━━━ DATA SUPPLIED ━━━
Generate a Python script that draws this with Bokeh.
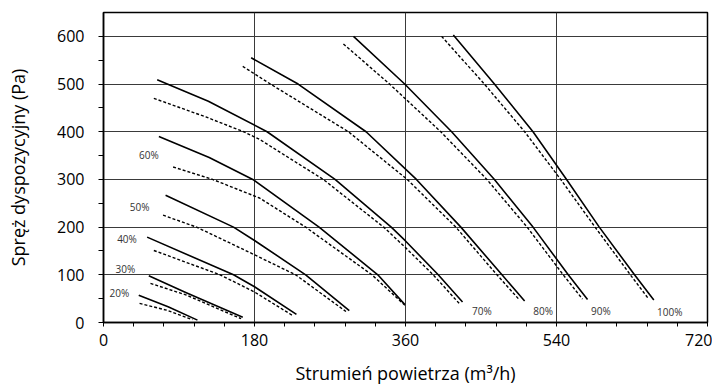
from bokeh.plotting import figure
from bokeh.models import FixedTicker, Range1d, ColumnDataSource
from bokeh.embed import file_html
from bokeh.resources import INLINE
from bokeh.core.properties import value

# ---- tick definitions ----
x_major = [0, 180, 360, 540, 720]
x_minor = [36, 72, 108, 144, 216, 252, 288, 324, 396, 432, 468, 504, 576, 612, 648, 684]
y_major = [0, 100, 200, 300, 400, 500, 600]
y_minor = [50, 150, 250, 350, 450, 550]

# ---- fan curves (air flow m3/h, pressure Pa) ----
x20_solid = [42, 77, 112]
y20_solid = [57, 33, 5]
x20_dash = [43, 75, 106]
y20_dash = [40, 26, 6]

x30_solid = [54, 98, 166]
y30_solid = [98, 63, 11]
x30_dash = [56, 98, 164]
y30_dash = [82, 58, 8]

x40_solid = [52, 155, 180, 230]
y40_solid = [179, 100, 75, 17]
x40_dash = [60, 139, 180, 226]
y40_dash = [151, 100, 64, 14]

x50_solid = [74, 155, 180, 241, 293]
y50_solid = [267, 200, 172, 100, 25]
x50_dash = [71, 111, 180, 229, 289]
y50_dash = [225, 200, 142, 100, 23]

x60_solid = [66, 126, 178, 257, 327, 359]
y60_solid = [390, 346, 300, 200, 100, 38]
x60_dash = [83, 130, 186, 241, 320, 360]
y60_dash = [326, 300, 261, 200, 100, 35]

x70_solid = [64, 76, 125, 195, 276, 343, 360, 399, 428]
y70_solid = [509, 500, 464, 400, 300, 200, 171, 100, 43]
x70_dash = [60, 122, 167, 186, 262, 334, 360, 393, 424]
y70_dash = [470, 431, 400, 384, 300, 200, 157, 100, 40]

x80_solid = [176, 232, 313, 373, 426, 475, 502]
y80_solid = [555, 500, 400, 300, 200, 100, 45]
x80_dash = [166, 199, 292, 362, 420, 469, 496]
y80_dash = [537, 500, 400, 300, 200, 100, 47]

x90_solid = [298, 359, 415, 466, 512, 554, 577]
y90_solid = [600, 500, 400, 300, 200, 100, 48]
x90_dash = [286, 341, 402, 457, 505, 548, 571]
y90_dash = [584, 500, 400, 300, 200, 100, 49]

x100_solid = [417, 466, 512, 552, 591, 633, 656]
y100_solid = [603, 500, 400, 300, 200, 100, 47]
x100_dash = [403, 454, 502, 545, 586, 628, 650]
y100_dash = [600, 500, 400, 300, 200, 100, 49]

# ---- curve labels ----
label_text = ["20%", "30%", "40%", "50%", "60%", "70%", "80%", "90%", "100%"]
label_x = [19, 26, 28, 43, 54, 451, 524, 593, 675]
label_y = [62, 113, 176, 243, 352, 24, 24, 24, 21]

p = figure(width=712, height=388, output_backend="svg", toolbar_location=None,
           x_range=Range1d(0, 720), y_range=Range1d(0, 650),
           min_border_left=103, min_border_right=5, min_border_top=12, min_border_bottom=66)
p.background_fill_color = "white"
p.border_fill_color = "white"
p.outline_line_color = "black"
p.outline_line_width = 1.5

p.xaxis.ticker = FixedTicker(ticks=x_major, minor_ticks=x_minor)
p.yaxis.ticker = FixedTicker(ticks=y_major, minor_ticks=y_minor)
p.xgrid.ticker = FixedTicker(ticks=x_major)
p.ygrid.ticker = FixedTicker(ticks=y_major)
for g in (p.xgrid, p.ygrid):
    g.grid_line_color = "#3a3a3a"
    g.grid_line_width = 1

for ax in (p.xaxis, p.yaxis):
    ax.axis_line_color = "black"
    ax.axis_line_width = 1.5
    ax.major_tick_line_color = "black"
    ax.minor_tick_line_color = "black"
    ax.major_tick_line_width = 1
    ax.minor_tick_line_width = 1
    ax.major_tick_in = 0
    ax.minor_tick_in = 0
    ax.major_label_text_font = "Open Sans"
    ax.major_label_text_font_size = "16px"
    ax.major_label_text_color = "black"
    ax.axis_label_text_font = "Open Sans"
    ax.axis_label_text_font_size = "18px"
    ax.axis_label_text_font_style = "normal"
    ax.axis_label_text_color = "black"

p.yaxis.major_tick_out = 5
p.yaxis.minor_tick_out = 5
p.xaxis.major_tick_out = 4
p.xaxis.minor_tick_out = 4

p.xaxis.axis_label = "Strumień powietrza (m³/h)"
p.yaxis.axis_label = "Spręż dyspozycyjny (Pa)"
p.xaxis.major_label_standoff = 7
p.yaxis.major_label_standoff = 14
p.xaxis.axis_label_standoff = 12
p.yaxis.axis_label_standoff = 24

solids = [(x20_solid, y20_solid), (x30_solid, y30_solid), (x40_solid, y40_solid),
          (x50_solid, y50_solid), (x60_solid, y60_solid), (x70_solid, y70_solid),
          (x80_solid, y80_solid), (x90_solid, y90_solid), (x100_solid, y100_solid)]
dashes = [(x20_dash, y20_dash), (x30_dash, y30_dash), (x40_dash, y40_dash),
          (x50_dash, y50_dash), (x60_dash, y60_dash), (x70_dash, y70_dash),
          (x80_dash, y80_dash), (x90_dash, y90_dash), (x100_dash, y100_dash)]
for xs, ys in solids:
    p.line(xs, ys, line_color="black", line_width=1.6, line_join="round")
for xs, ys in dashes:
    p.line(xs, ys, line_color="black", line_width=1.4, line_dash="3 2", line_join="round")

src = ColumnDataSource(dict(x=label_x, y=label_y, t=label_text))
p.text(x="x", y="y", text="t", source=src, text_font=value("Open Sans"),
       text_font_size="10px", text_color="#333333", text_align="center",
       text_baseline="middle")

open("out.html", "w").write(file_html(p, INLINE))
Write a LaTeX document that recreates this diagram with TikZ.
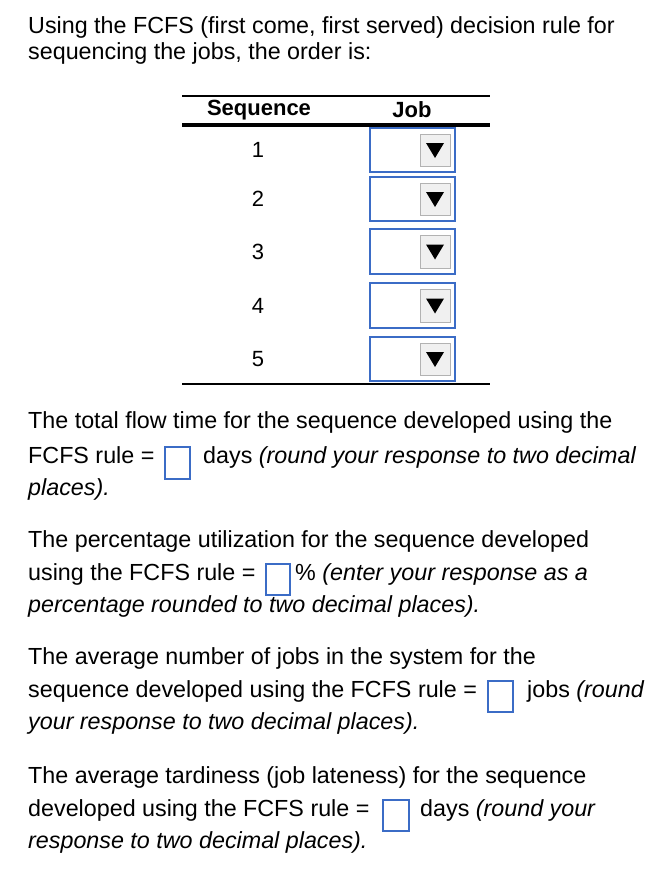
\documentclass[tikz,border=0pt]{standalone}
\usepackage{fontspec}
\setmainfont{Liberation Sans}
\begin{document}
\begin{tikzpicture}[x=1pt,y=-1pt,
  txt/.style={anchor=mid west,inner sep=0pt,font=\fontsize{23.3}{27}\selectfont},
  cell/.style={anchor=center,inner sep=0pt,font=\fontsize{22}{26}\selectfont},
  ibox/.style={draw=boxblue,line width=1.2pt,fill=white},
  btn/.style={draw=gray!60,fill=gray!12,line width=0.6pt}]
\definecolor{boxblue}{HTML}{3B6CC6}
\useasboundingbox[fill=white] (0,0) rectangle (656,872);
\node[txt] (l1) at (28,31) {Using the FCFS (first come, first served) decision rule for};
\node[txt] (l2) at (28,57) {sequencing the jobs, the order is:};
% table
\draw[line width=2pt] (182,96) -- (490,96);
\draw[line width=3.5pt] (182,125) -- (490,125);
\draw[line width=2pt] (182,384) -- (490,384);
\node[cell,font=\fontsize{22}{26}\selectfont\bfseries] (hs) at (259,110) {Sequence};
\node[cell,font=\fontsize{22}{26}\selectfont\bfseries] (hj) at (412,110) {Job};
\foreach \n/\t/\b in {1/128/172,2/177/221,3/229/274,4/283/328,5/337/381}{
  \node[cell] (s\n) at (258,{(\t+\b)/2}) {\n};
  \draw[ibox] (370,\t) rectangle (455,\b);
  \draw[btn] (420,{\t+6}) rectangle (450,{\b-6});
  \fill ({426},{(\t+\b)/2-7}) -- (444,{(\t+\b)/2-7}) -- (435,{(\t+\b)/2+8}) -- cycle;
}
% paragraph 1
\node[txt] (p11) at (28,426) {The total flow time for the sequence developed using the};
\node[txt] (p12) at (28,461) {FCFS rule =};
\draw[ibox] (165,447) rectangle (190,479);
\node[txt] (p12b) at (203,461) {days \textit{(round your response to two decimal}};
\node[txt] (p13) at (28,493) {\textit{places).}};
% paragraph 2
\node[txt] (p21) at (28,545) {The percentage utilization for the sequence developed};
\node[txt] (p22) at (28,578) {using the FCFS rule =};
\draw[ibox] (266,564) rectangle (290,595);
\node[txt] (p22b) at (295,578) {\% \textit{(enter your response as a}};
\node[txt] (p23) at (28,610) {\textit{percentage rounded to two decimal places).}};
% paragraph 3
\node[txt] (p31) at (28,662) {The average number of jobs in the system for the};
\node[txt] (p32) at (28,695) {sequence developed using the FCFS rule =};
\draw[ibox] (488,681) rectangle (513,712);
\node[txt] (p32b) at (527,695) {jobs \textit{(round}};
\node[txt] (p33) at (28,727) {\textit{your response to two decimal places).}};
% paragraph 4
\node[txt] (p41) at (28,781) {The average tardiness (job lateness) for the sequence};
\node[txt] (p42) at (28,814) {developed using the FCFS rule =};
\draw[ibox] (383,800) rectangle (409,831);
\node[txt] (p42b) at (420,814) {days \textit{(round your}};
\node[txt] (p43) at (28,846) {\textit{response to two decimal places).}};
\end{tikzpicture}
\end{document}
━━━
## WHAT THIS TASK INVOLVES
Repeat exactly the lines from the start of the entries down to the line with "from bokeh.core.properties import value", keeping both ends but none of the pictures.

## ANSWER
Generate a Python script that draws this with Bokeh.
from bokeh.plotting import figure
from bokeh.models import FixedTicker, Range1d, ColumnDataSource
from bokeh.embed import file_html
from bokeh.resources import INLINE
from bokeh.core.properties import value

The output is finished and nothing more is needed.